Nice, tried it out. This wording is incorrect though:

"Did you know that ssh sends all your public keys to any server it tries to authenticate to?"

It should be may send, because in the majority of cases it does not in fact send all your public keys.


It does, and there's typically a maximum number of attempts (MaxAuthTries defaults to 6 IIRC) before the server just rejects the connection attempt.


Yep, but this is server-side setting. Were I a sniffer, I would set this to 10000 and now I can correlate keys.


Modern sshd limits the number of retries. I have 5 or 6 keys and end up DoSing myself sometimes.


This thread made me realize why fail2ban keeps banning me after one failed password entry :lightbulb:


so it's good practice to store key in non-default location and use ~/.ssh/config to point the path for each host?


What a great case of "you're holding it wrong!" I need to add individual configuration to every host I ever want to connect to before connecting to avoid exposing all public keys on my device? What if I mistype and contact a server not my own by accident?

This is just an awfully designed feature, is all.


> add individual configuration to every host I ever want to connect

Are you AI?

You can wildcard match hosts in ssh config. You generally have less than a dozen of keys and it's not that difficult to manage.


I have over a dozen ssh keys (one for each service and duplicates for each yubikey) and other than the 1 time I setup .ssh/config it just works.

I have the setting to only send that specific host’s identity configured or else I DoS myself with this many keys trying to sign into a computer sitting next to me on my desk through ssh.

Like I can’t imagine complaining about adding 5 lines to a config file whenever you set up a new service to ssh onto.
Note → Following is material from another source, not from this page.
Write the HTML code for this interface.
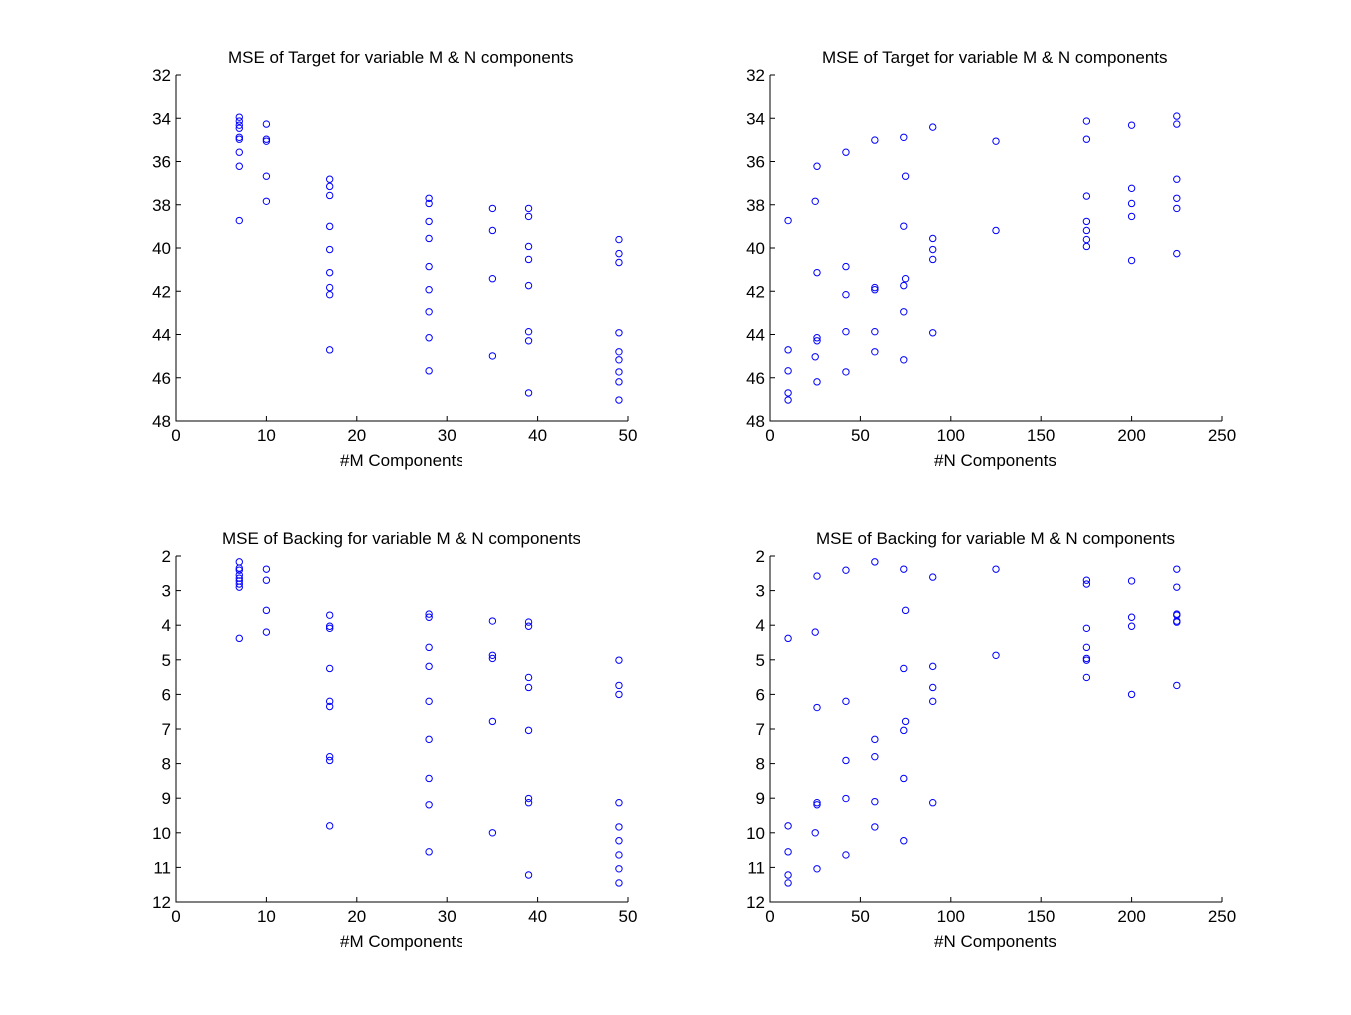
<!DOCTYPE html>
<html><head><meta charset="utf-8"><style>
body{margin:0;background:#fff}
svg{display:block;font-family:"Liberation Sans",Arial,sans-serif}
</style></head><body>
<svg id="fig" width="1351" height="1015" viewBox="0 0 1351 1015" xmlns="http://www.w3.org/2000/svg"></svg>
<script>
// Data arrays
const mTargetX = [7,7,7,7,7,7,7,7,7, 10,10,10,10,10, 17,17,17,17,17,17,17,17,17, 28,28,28,28,28,28,28,28,28, 35,35,35,35, 39,39,39,39,39,39,39,39, 49,49,49,49,49,49,49,49,49];
const mTargetY = [33.95,34.13,34.32,34.46,34.88,34.97,35.57,36.22,38.73, 34.27,34.97,35.06,36.68,37.84, 36.82,37.15,37.57,39.0,40.07,41.14,41.83,42.16,44.71, 37.7,37.94,38.77,39.56,40.86,41.93,42.95,44.15,45.68, 38.17,39.19,41.42,44.99, 38.17,38.54,39.93,40.53,41.74,43.87,44.29,46.7, 39.61,40.26,40.67,43.92,44.8,45.17,45.73,46.19,47.03];
const nTargetX = [10,10,10,10,10, 26,25,26,26,26,25,26, 42,42,42,42,42, 58,58,58,58,58, 74,75,74,75,74,74,74, 90,90,90,90,90, 125,125, 175,175,175,175,175,175,175, 200,200,200,200,200, 225,225,225,225,225,225];
const nTargetY = [38.73,44.71,45.68,46.7,47.03, 36.22,37.84,41.14,44.15,44.29,45.03,46.19, 35.57,40.86,42.16,43.87,45.73, 35.01,41.83,41.93,43.87,44.8, 34.88,36.68,38.99,41.42,41.74,42.95,45.17, 34.41,39.56,40.07,40.53,43.92, 35.06,39.19, 34.13,34.97,37.6,38.77,39.19,39.61,39.93, 34.32,37.24,37.94,38.54,40.58, 33.9,34.27,36.82,37.7,38.17,40.26];
const mBackX = [7,7,7,7,7,7,7,7,7, 10,10,10,10, 17,17,17,17,17,17,17,17,17, 28,28,28,28,28,28,28,28,28, 35,35,35,35,35, 39,39,39,39,39,39,39,39, 49,49,49,49,49,49,49,49,49];
const mBackY = [2.17,2.35,2.41,2.55,2.64,2.72,2.81,2.9,4.38, 2.38,2.7,3.57,4.2, 3.71,4.03,4.09,5.25,6.2,6.35,7.8,7.91,9.8, 3.68,3.77,4.64,5.19,6.2,7.3,8.43,9.19,10.55, 3.88,4.87,4.96,6.78,10.0, 3.91,4.03,5.51,5.8,7.04,9.01,9.13,11.22, 5.01,5.74,6.0,9.13,9.83,10.23,10.64,11.04,11.45];
const nBackX = [10,10,10,10,10, 26,25,26,26,26,25,26, 42,42,42,42,42, 58,58,58,58,58, 74,75,74,75,74,74,74, 90,90,90,90,90, 125,125, 175,175,175,175,175,175,175, 200,200,200,200, 225,225,225,225,225,225,225];
const nBackY = [4.38,9.8,10.55,11.22,11.45, 2.58,4.2,6.38,9.13,9.19,10.0,11.04, 2.41,6.2,7.91,9.01,10.64, 2.17,7.3,7.8,9.1,9.83, 2.38,3.57,5.25,6.78,7.04,8.43,10.23, 2.61,5.19,5.8,6.2,9.13, 2.38,4.87, 2.7,2.81,4.09,4.64,4.96,5.01,5.51, 2.72,3.77,4.03,6.0, 2.38,2.9,3.68,3.71,3.88,3.91,5.74];
const xTicksM = [0,10,20,30,40,50];
const xTicksN = [0,50,100,150,200,250];
const yTicksT = [32,34,36,38,40,42,44,46,48];
const yTicksB = [2,3,4,5,6,7,8,9,10,11,12];

const NS="http://www.w3.org/2000/svg";
const svg=document.getElementById('fig');
const defs=document.createElementNS(NS,'defs');svg.appendChild(defs);
function mk(tag,attrs,parent){const e=document.createElementNS(NS,tag);for(const k in attrs)e.setAttribute(k,attrs[k]);(parent||svg).appendChild(e);return e;}

let clipId=0;
function panel(name,L,R,T,B,xmin,xmax,ymin,ymax,xt,yt,xs,ys,title,xlabel,titleX,titleClip,xlabX,xlabClip){
  const g=mk('g',{});
  
  
  const sx=v=>L+(v-xmin)/(xmax-xmin)*(R-L);
  const sy=v=>T+(v-ymin)/(ymax-ymin)*(B-T);
  const ax=mk('path',{d:`M${L},${T}V${B}H${R}`,fill:'none',stroke:'#000','stroke-width':1},g);
  
  
  xt.forEach(v=>{
    const x=sx(v);
    mk('line',{x1:x,x2:x,y1:B,y2:B-5,stroke:'#000'},g);
    const t=mk('text',{x:x,y:B+20,'text-anchor':'middle','font-size':17},g);
    t.textContent=v;
    
    
  });
  yt.forEach(v=>{
    const y=sy(v);
    mk('line',{x1:L,x2:L+5,y1:y,y2:y,stroke:'#000'},g);
    const t=mk('text',{x:L-5,y:y+6,'text-anchor':'end','font-size':17},g);
    t.textContent=v;
    
    
  });
  xs.forEach((v,i)=>{
    const c=mk('circle',{cx:sx(v),cy:sy(ys[i]),r:3.2,fill:'none',stroke:'#0000ff','stroke-width':1},g);
    
    
  });
  const cid='c'+(clipId++);
  const cp=mk('clipPath',{id:cid},defs);
  mk('rect',{x:titleX-5,y:T-40,width:titleClip-titleX+5,height:35},cp);
  const tt=mk('text',{x:titleX,y:T-12,'font-size':17,'clip-path':`url(#${cid})`},g);
  tt.textContent=title;
  
  
  const cid2='c'+(clipId++);
  const cp2=mk('clipPath',{id:cid2},defs);
  mk('rect',{x:xlabX-5,y:B+25,width:xlabClip-xlabX+5,height:35},cp2);
  const xl=mk('text',{x:xlabX,y:B+45,'font-size':17,'clip-path':`url(#${cid2})`},g);
  xl.textContent=xlabel;
  
  
}
panel('plot-target-m',176,628,75,421,0,50,32,48,xTicksM,yTicksT,mTargetX,mTargetY,'MSE of Target for variable M & N components','#M Components',228,576,340,462);
panel('plot-target-n',770,1222,75,421,0,250,32,48,xTicksN,yTicksT,nTargetX,nTargetY,'MSE of Target for variable M & N components','#N Components',822,1170,934,1056);
panel('plot-backing-m',176,628,556,902,0,50,2,12,xTicksM,yTicksB,mBackX,mBackY,'MSE of Backing for variable M & N components','#M Components',222,580,340,462);
panel('plot-backing-n',770,1222,556,902,0,250,2,12,xTicksN,yTicksB,nBackX,nBackY,'MSE of Backing for variable M & N components','#N Components',816,1176,934,1056);
</script>
</body></html>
And you can effectively copy and paste 90% of those 5 short lines, just needing to edit the hostname and key file locations.


I would say it's best practice to use a key agent backed by a password manager.


Specifically to use a different key for each host.


I had never thought about that. Seems like an easy problem to fix by sending salted hashes instead.


The server matches your purposed public key with one in the authorized keys file. If you don't want to expose your raw public key to the server, you'll need to generate and send the hashed key format into the authorized keys file, which at that point is the same as just generating a new purpose built key, no? Am I missing something?